Great Britain and England hockey captain Hollie Pearne-Webb has spoken to Sky Sports news as part of this year's International Women's Day.
She discusses the positive steps seen in recent times, but also the need for a continued, concerted effort for female sport to be at the forefront, both at elite level and grassroots.
Sky: What is the biggest change you've seen in women's sport since five years ago?
HPW: It’s fantastic that so much women’s sport is getting more profile and investment. For us in hockey, in the last five years or so we’ve had a women’s world cup on home soil and we have personally heard many stories of how the three consecutive Olympic medals have inspired people to pick up a stick. There’s no question now that women’s sport is treated with more respect, taken seriously and most importantly, young girls see becoming a professional sportswoman as a viable option for them. So yes it has improved, but there is still a long way to go.
Sky: What is the one thing you would like to see changed in women's sport by 2025?

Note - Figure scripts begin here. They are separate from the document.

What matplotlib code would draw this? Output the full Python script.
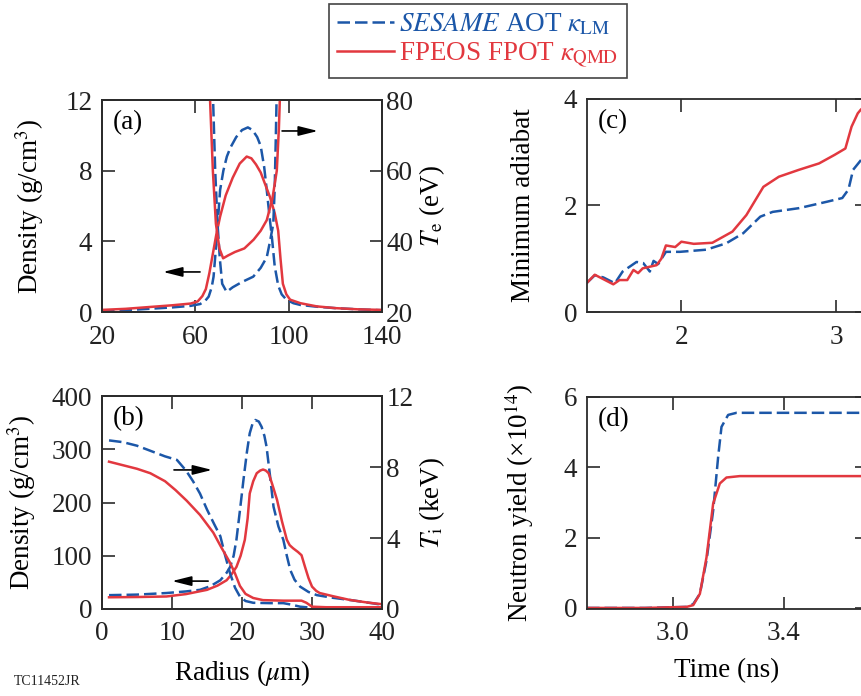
import matplotlib
matplotlib.use("Agg")
import matplotlib.pyplot as plt
import numpy as np

BLUE = "#1c57a8"
RED = "#e2383f"
DARK = "#2b2b2b"

# (a) density and electron temperature vs radius
a_r_red_rho = [20, 30, 40, 50, 58, 61, 63, 64.5, 66, 67.5, 69, 70.6, 73, 76, 79, 82, 84, 86,
               88, 90, 92, 94, 95.5, 96.5, 97.5, 99, 100.6, 105, 112, 120, 130, 140]
a_red_rho = [0.12, 0.18, 0.28, 0.38, 0.48, 0.6, 0.9, 1.3, 2.2, 3.3, 4.4, 5.4, 6.6, 7.6, 8.4, 8.8,
             8.7, 8.35, 7.9, 7.2, 6.5, 5.6, 4.6, 3.0, 1.6, 1.0, 0.7, 0.5, 0.32, 0.22, 0.15, 0.12]
a_r_blue_rho = [20, 30, 40, 50, 58, 62, 64, 65.7, 67, 67.8, 68.8, 69.8, 70.6, 72, 73.5, 75, 77.5,
                80, 82.5, 84.5, 86.5, 88, 89.5, 90.6, 91.8, 92.9, 94, 95.5, 97, 99, 102, 105,
                112, 120, 130, 140]
a_blue_rho = [0.06, 0.1, 0.18, 0.26, 0.35, 0.45, 0.6, 0.87, 1.4, 2.0, 3.6, 5.4, 6.9, 8.0, 8.8,
              9.3, 9.9, 10.3, 10.45, 10.3, 9.9, 9.4, 8.2, 6.9, 5.4, 4.1, 2.6, 1.5, 1.0, 0.7, 0.5,
              0.4, 0.3, 0.22, 0.15, 0.1]
a_r_red_te = [64, 66.3, 67.5, 68.8, 70.3, 71.9, 74, 77, 81, 85, 88, 90.6, 93, 94.9, 95.8, 96.3, 97]
a_red_te = [140, 80, 60, 45, 38, 35.2, 36, 37, 38, 40.5, 43, 46, 52, 60, 72, 82, 120]
a_r_blue_te = [65.5, 67.6, 68.5, 69.5, 70.5, 71.5, 73.4, 76, 80, 84.8, 88, 90.6, 92, 93.4, 94,
               94.5, 94.8, 95.5]
a_blue_te = [140, 80, 60, 45, 35, 28, 25.7, 27, 28.5, 30, 32.5, 35.5, 40, 45, 55, 70, 80, 120]

# (b) density and ion temperature vs radius
b_r_blue_ti = [1, 3, 5, 7, 9, 10.7, 12, 13, 14, 15, 16, 16.9, 17.6, 18.3, 19, 19.7, 20.5, 21.6,
               24, 25.9, 27, 28.3, 30, 33, 40]
b_blue_ti = [9.5, 9.4, 9.2, 8.9, 8.6, 8.4, 7.8, 7.2, 6.5, 5.6, 4.8, 4.1, 3.0, 2.0, 1.2, 0.7,
             0.45, 0.35, 0.33, 0.33, 0.25, 0.13, 0.07, 0.05, 0.05]
b_r_red_ti = [1, 3, 5, 6.9, 9, 10.5, 12.1, 14, 15.9, 17, 18.3, 19, 19.7, 20.5, 21.6, 23, 25.9,
              27.5, 28.5, 29.2, 30, 32, 40]
b_red_ti = [8.3, 8.1, 7.9, 7.65, 7.2, 6.7, 6.1, 5.3, 4.3, 3.5, 2.6, 2.0, 1.3, 0.85, 0.62, 0.5,
            0.47, 0.47, 0.47, 0.35, 0.13, 0.1, 0.1]
b_r_blue_rho = [1, 5, 9.2, 12, 14, 15.5, 16.9, 17.8, 18.3, 18.8, 19.2, 19.7, 20.2, 20.7, 21.1,
                21.5, 21.9, 22.4, 22.8, 23.2, 23.5, 24, 24.5, 25.2, 25.9, 26.4, 26.9, 27.5, 28.3,
                29.5, 30.7, 33, 35.4, 38, 40]
b_blue_rho = [26, 27, 30, 33, 36, 43, 54, 68, 79, 100, 130, 185, 242, 295, 330, 348, 355, 352,
              342, 325, 305, 250, 192, 155, 130, 100, 73, 55, 42, 32, 26, 21, 17, 12, 8]
b_r_red_rho = [1, 5, 9.2, 12, 15, 16.5, 17.8, 18.5, 19.2, 19.8, 20.4, 20.8, 21.1, 21.6, 22.1,
               22.6, 23.0, 23.4, 23.8, 24.3, 25, 25.7, 26.4, 26.8, 27.3, 28, 28.5, 29, 29.5, 30,
               30.6, 31.1, 33, 35.4, 38, 40]
b_red_rho = [22, 22.5, 23.5, 28, 36, 44, 54, 65, 79, 100, 130, 170, 217, 240, 255, 260, 262, 260,
             255, 235, 205, 165, 130, 120, 114, 107, 101, 79, 58, 42, 34, 30, 24, 17, 12, 9]

# (c) minimum adiabat vs time
c_t_blue = [1.39, 1.44, 1.495, 1.57, 1.62, 1.71, 1.753, 1.796, 1.82, 1.85, 1.90, 1.99, 2.16,
            2.29, 2.40, 2.51, 2.59, 2.76, 2.94, 3.04, 3.08, 3.11, 3.16, 3.2]
c_blue = [0.55, 0.69, 0.65, 0.54, 0.76, 0.94, 0.92, 0.76, 0.96, 0.9, 1.13, 1.13, 1.17, 1.29,
          1.48, 1.79, 1.88, 1.95, 2.07, 2.14, 2.3, 2.67, 2.85, 3.0]
c_t_red = [1.39, 1.44, 1.56, 1.60, 1.65, 1.69, 1.72, 1.75, 1.84, 1.87, 1.90, 1.96, 2.0, 2.08,
           2.20, 2.33, 2.42, 2.53, 2.63, 2.76, 2.89, 2.99, 3.06, 3.10, 3.14, 3.16, 3.2]
c_red = [0.55, 0.7, 0.52, 0.6, 0.6, 0.79, 0.73, 0.82, 0.88, 1.0, 1.25, 1.22, 1.32, 1.28, 1.30,
         1.51, 1.82, 2.35, 2.54, 2.67, 2.79, 2.95, 3.07, 3.48, 3.73, 3.8, 3.9]

# (d) neutron yield vs time
d_t_blue = [2.69, 2.9, 3.049, 3.073, 3.097, 3.121, 3.145, 3.163, 3.175, 3.199, 3.229, 3.3, 3.7]
d_blue = [0.0, 0.0, 0.03, 0.11, 0.40, 1.35, 2.77, 4.30, 5.15, 5.49, 5.55, 5.55, 5.55]
d_t_red = [2.69, 2.9, 3.049, 3.073, 3.097, 3.121, 3.145, 3.169, 3.193, 3.241, 3.3, 3.7]
d_red = [0.0, 0.0, 0.03, 0.08, 0.40, 1.44, 2.97, 3.54, 3.71, 3.75, 3.75, 3.75]

FS = 19.5
plt.rcParams.update({
    "font.family": "Liberation Serif",
    "mathtext.fontset": "stix",
    "font.size": FS,
    "axes.edgecolor": DARK,
    "axes.linewidth": 1.3,
    "xtick.color": DARK,
    "ytick.color": DARK,
    "xtick.labelcolor": "#222222",
    "ytick.labelcolor": "#222222",
    "xtick.direction": "in",
    "ytick.direction": "in",
    "xtick.major.size": 9,
    "ytick.major.size": 9,
    "xtick.major.width": 1.2,
    "ytick.major.width": 1.2,
    "xtick.major.pad": 9,
    "ytick.major.pad": 7,
})

DASH = (0, (5, 2))
LW = 1.8

fig = plt.figure(figsize=(8.61, 6.96), dpi=100)
ax_a = fig.add_axes([0.1185, 0.5517, 0.3252, 0.3046])
ax_b = fig.add_axes([0.1185, 0.1250, 0.3252, 0.3060])
ax_c = fig.add_axes([0.6818, 0.5517, 0.3252, 0.3061])
ax_d = fig.add_axes([0.6818, 0.1250, 0.3252, 0.3046])


def arrow(ax, start, end):
    ax.annotate("", xy=end, xytext=start, xycoords="axes fraction",
                arrowprops=dict(arrowstyle="-|>,head_length=0.6,head_width=0.15",
                                color="black", lw=1.2, shrinkA=0, shrinkB=0))


# panel (a)
ax_a2 = ax_a.twinx()
ax_a.plot(a_r_blue_rho, a_blue_rho, color=BLUE, lw=LW, ls=DASH)
ax_a.plot(a_r_red_rho, a_red_rho, color=RED, lw=LW)
ax_a2.plot(a_r_blue_te, a_blue_te, color=BLUE, lw=LW, ls=DASH)
ax_a2.plot(a_r_red_te, a_red_te, color=RED, lw=LW)
ax_a.set_xlim(20, 140)
ax_a.set_ylim(0, 12)
ax_a2.set_ylim(20, 80)
ax_a.set_xticks([20, 60, 100, 140])
ax_a.set_yticks([0, 4, 8, 12])
ax_a2.set_yticks([20, 40, 60, 80])
ax_a.tick_params(top=True)
ax_a2.tick_params(pad=3)
ax_a.set_ylabel("Density (g/cm$^3$)", labelpad=14)
ax_a2.set_ylabel("$T_\\mathrm{e}$ (eV)", labelpad=3)
ax_a.text(0.04, 0.895, "(a)", transform=ax_a.transAxes, ha="left", va="center")
arrow(ax_a, (0.35, 0.189), (0.218, 0.189))
arrow(ax_a, (0.643, 0.854), (0.771, 0.854))

# panel (b)
ax_b2 = ax_b.twinx()
ax_b.plot(b_r_blue_rho, b_blue_rho, color=BLUE, lw=LW, ls=DASH)
ax_b.plot(b_r_red_rho, b_red_rho, color=RED, lw=LW)
ax_b2.plot(b_r_blue_ti, b_blue_ti, color=BLUE, lw=LW, ls=DASH)
ax_b2.plot(b_r_red_ti, b_red_ti, color=RED, lw=LW)
ax_b.set_xlim(0, 40)
ax_b.set_ylim(0, 400)
ax_b2.set_ylim(0, 12)
ax_b.set_xticks([0, 10, 20, 30, 40])
ax_b.set_yticks([0, 100, 200, 300, 400])
ax_b2.set_yticks([0, 4, 8, 12])
ax_b.tick_params(top=True)
ax_b2.tick_params(pad=3)
ax_b.set_ylabel("Density (g/cm$^3$)", labelpad=10)
ax_b2.set_ylabel("$T_\\mathrm{i}$ (keV)", labelpad=3)
ax_b.set_xlabel("Radius ($\\mu$m)", labelpad=8)
ax_b.text(0.04, 0.895, "(b)", transform=ax_b.transAxes, ha="left", va="center")
arrow(ax_b, (0.257, 0.653), (0.393, 0.653))
arrow(ax_b, (0.379, 0.131), (0.25, 0.131))

# panel (c)
ax_c.plot(c_t_blue, c_blue, color=BLUE, lw=LW, ls=DASH)
ax_c.plot(c_t_red, c_red, color=RED, lw=LW)
ax_c.set_xlim(1.39, 3.2)
ax_c.set_ylim(0, 4)
ax_c.set_xticks([2, 3])
ax_c.set_yticks([0, 2, 4])
ax_c.tick_params(top=True, right=True)
ax_c.set_ylabel("Minimum adiabat", labelpad=20)
ax_c.text(0.04, 0.895, "(c)", transform=ax_c.transAxes, ha="left", va="center")

# panel (d)
ax_d.plot(d_t_blue, d_blue, color=BLUE, lw=LW, ls=DASH)
ax_d.plot(d_t_red, d_red, color=RED, lw=LW)
ax_d.set_xlim(2.69, 3.70)
ax_d.set_ylim(-0.03, 6)
ax_d.set_xticks([3.0, 3.4])
ax_d.set_xticklabels(["3.0", "3.4"])
ax_d.set_yticks([0, 2, 4, 6])
ax_d.tick_params(top=True, right=True)
ax_d.set_ylabel("Neutron yield (\u00d710$^{14}$)", labelpad=20)
ax_d.set_xlabel("Time (ns)", labelpad=8)
ax_d.text(0.04, 0.895, "(d)", transform=ax_d.transAxes, ha="left", va="center")

# shared legend at the top
h1, = ax_c.plot([], [], color=BLUE, lw=LW, ls=DASH)
h2, = ax_c.plot([], [], color=RED, lw=LW)
leg = fig.legend([h1, h2],
                 ["$\\mathit{SESAME}$ AOT $\\kappa_\\mathrm{LM}$",
                  "FPEOS FPOT $\\kappa_\\mathrm{QMD}$"],
                 loc="upper left", bbox_to_anchor=(329 / 861, 1 - 4 / 696),
                 borderaxespad=0, fancybox=False, framealpha=1, edgecolor="#444444",
                 handlelength=2.1, handletextpad=0.2, borderpad=0.3,
                 labelspacing=0.1, labelcolor="linecolor", fontsize=FS)
leg.get_frame().set_linewidth(1.2)

fig.text(0.016, 0.012, "TC11452JR", fontsize=10, ha="left", va="bottom", color="#222222")

fig.savefig("out.png", dpi=100, facecolor="white")
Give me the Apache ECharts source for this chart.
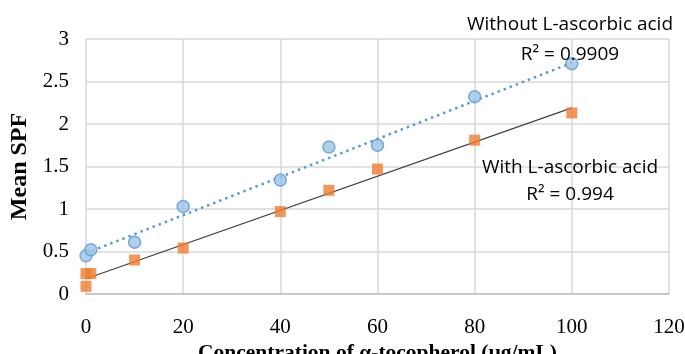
<!DOCTYPE html>
<html>
<head>
<meta charset="utf-8">
<script src="https://cdn.jsdelivr.net/npm/echarts@6/dist/echarts.min.js"></script>
<style>
  html, body { margin: 0; padding: 0; background: #fff; }
  #chart { width: 685px; height: 354px; }
</style>
</head>
<body>
<div id="chart"></div>
<script>
// values
const withoutAcid = [[0, 0.45], [1, 0.52], [10, 0.61], [20, 1.03], [40, 1.34], [50, 1.73], [60, 1.75], [80, 2.32], [100, 2.71]]
const withAcid = [[0, 0.09], [0, 0.24], [1, 0.24], [10, 0.40], [20, 0.54], [40, 0.97], [50, 1.22], [60, 1.47], [80, 1.81], [100, 2.13]]
// linear trend lines (end points)
const withoutTrend = [[0, 0.48], [100, 2.72]]
const withTrend = [[0, 0.18], [100, 2.19]]
const labels = {
  without: 'Without L-ascorbic acid',
  withoutR2: 'R² = 0.9909',
  with: 'With L-ascorbic acid',
  withR2: 'R² = 0.994'
}

const serif = '"Liberation Serif", "Times New Roman", serif'
const sans = '"Open Sans", "Liberation Sans", sans-serif'

let myChart = echarts.init(document.getElementById('chart'))

const note = (text, y) => ({
    type: 'text', x: 570, y: y, z: 10,
    style: { text: text, fontFamily: sans, fontSize: 19, fill: '#000', align: 'center', verticalAlign: 'middle' }
})

myChart.setOption({
    animation: false,
    grid: { left: 86, right: 16, top: 39, bottom: 60, outerBoundsMode: 'none' },
    xAxis: {
        type: 'value', min: 0, max: 120, interval: 20,
        name: 'Concentration of α-tocopherol (µg/mL)',
        nameLocation: 'middle', nameGap: 40,
        nameTextStyle: { fontFamily: serif, fontWeight: 'bold', fontSize: 21.5, color: '#000' },
        axisLine: { show: true, lineStyle: { color: '#bfbfbf', width: 1.5 } },
        axisTick: { show: false },
        axisLabel: { fontFamily: serif, fontSize: 21, color: '#000', margin: 23 },
        splitLine: { show: true, lineStyle: { color: '#d9d9d9', width: 1.5 } }
    },
    yAxis: {
        type: 'value', min: 0, max: 3, interval: 0.5,
        name: 'Mean SPF',
        nameLocation: 'middle', nameGap: 49,
        nameTextStyle: { fontFamily: serif, fontWeight: 'bold', fontSize: 24, color: '#000' },
        axisLine: { show: false },
        axisTick: { show: false },
        axisLabel: { fontFamily: serif, fontSize: 21, color: '#000', margin: 17 },
        splitLine: { show: true, lineStyle: { color: '#d9d9d9', width: 1.5 } }
    },
    series: [
        {
            type: 'line', data: withoutTrend, symbol: 'none', z: 3,
            lineStyle: { color: '#5b9bd5', width: 2.5, type: [2.5, 4] }
        },
        {
            type: 'line', data: withTrend, symbol: 'none', z: 3,
            lineStyle: { color: '#404040', width: 1.2 }
        },
        {
            name: 'Without L-ascorbic acid', type: 'scatter', data: withoutAcid,
            symbol: 'circle', symbolSize: 12, z: 4,
            itemStyle: { color: '#9dc3e6', borderColor: '#5b9bd5', borderWidth: 1.5 }
        },
        {
            name: 'With L-ascorbic acid', type: 'scatter', data: withAcid,
            symbol: 'rect', symbolSize: 11, z: 4,
            itemStyle: { color: '#ed7d31' }
        }
    ],
    graphic: [
        note(labels.without, 25),
        note(labels.withoutR2, 55),
        note(labels.with, 168),
        note(labels.withR2, 195)
    ]
});
</script>
</body>
</html>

HPW: By then I would love to see a continued growth in all of the core aspects that make women’s sport great. UK Sport and the National Lottery have done an amazing job funding sport, so long may that continue. And then in terms of commercial investment and media interest, it’s imperative that we share the spotlight among all women’s sport, rather than concentrating on a handful of sports. I have met amazing athletes from so many sports that do not get the investment and coverage they deserve, and I would like to see that change. How many times will we see the gold medal-winning curling team between now and the next winter Olympics, and what investment will they receive? Those things are very important.
Sky: How do we ensure young girls don't drop out of sport during their teenage years and what message would you have for those girls stepping away from their sports?
HPW: or the good of both girls and boys, continued investment in primary school sport is absolutely essential, for many reasons. First and foremost we must look after the health and wellbeing of the nation, but we also need to ensure that every child has the opportunity to progress as far as they possibly can within their chosen sport. And especially for girls, we know how many stop doing sport when they become teenagers, so creating a love of sport in primary schools is key. To keep girls in sport, they also need to see female role models on TV and in the media even more.